The fear is understandable. The narrative around AI and jobs has been dominated by displacement stories. And compliance is a function where the work can look automatable: checking documents, running rules, flagging anomalies.

The reality is almost the exact opposite of the displacement narrative.

What AI agents actually do in compliance workflows

AI agents in a compliance context do not make compliance decisions. They process volume. They surface signals. They run routine checks at a scale and speed that human teams cannot match — and they do it consistently, without fatigue, without the cognitive load that leads to missed signals at the end of a long shift.

What this means in practice is that your compliance team stops spending most of their time on the routine and starts spending more of their time on the genuinely complex — the edge cases, the judgement calls, the conversations with regulators that require contextual understanding that AI does not have and cannot replicate.
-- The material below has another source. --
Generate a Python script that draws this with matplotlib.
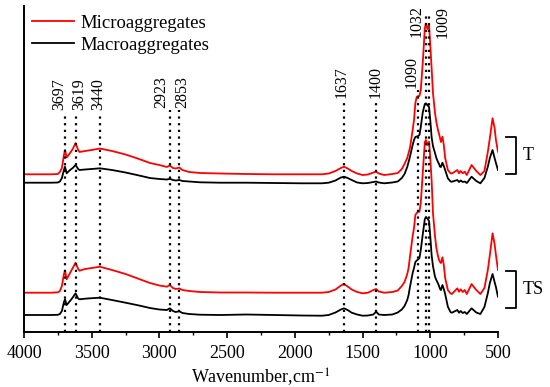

The teams that adopt AI agents earliest will be the ones regulators trust most — because their processes will be the most rigorous.

The audit trail advantage

AI agents, properly deployed, create a better audit trail than human-only processes. Every check, every flag, every decision point is logged with timestamp, rationale, and outcome. When a regulator asks what happened with a specific player account on a specific date, you have a complete, structured record. That kind of auditability is impossible to achieve at scale with purely human processes.

The transition

None of this happens automatically. Compliance-native AI requires the right architecture, the right governance, and the right deployment approach. The compliance officers who will thrive in the next five years are the ones learning to be AI architects — understanding what these tools can do, what they cannot, and how to deploy them in a way that makes their organisations more regulatorily sound, not less.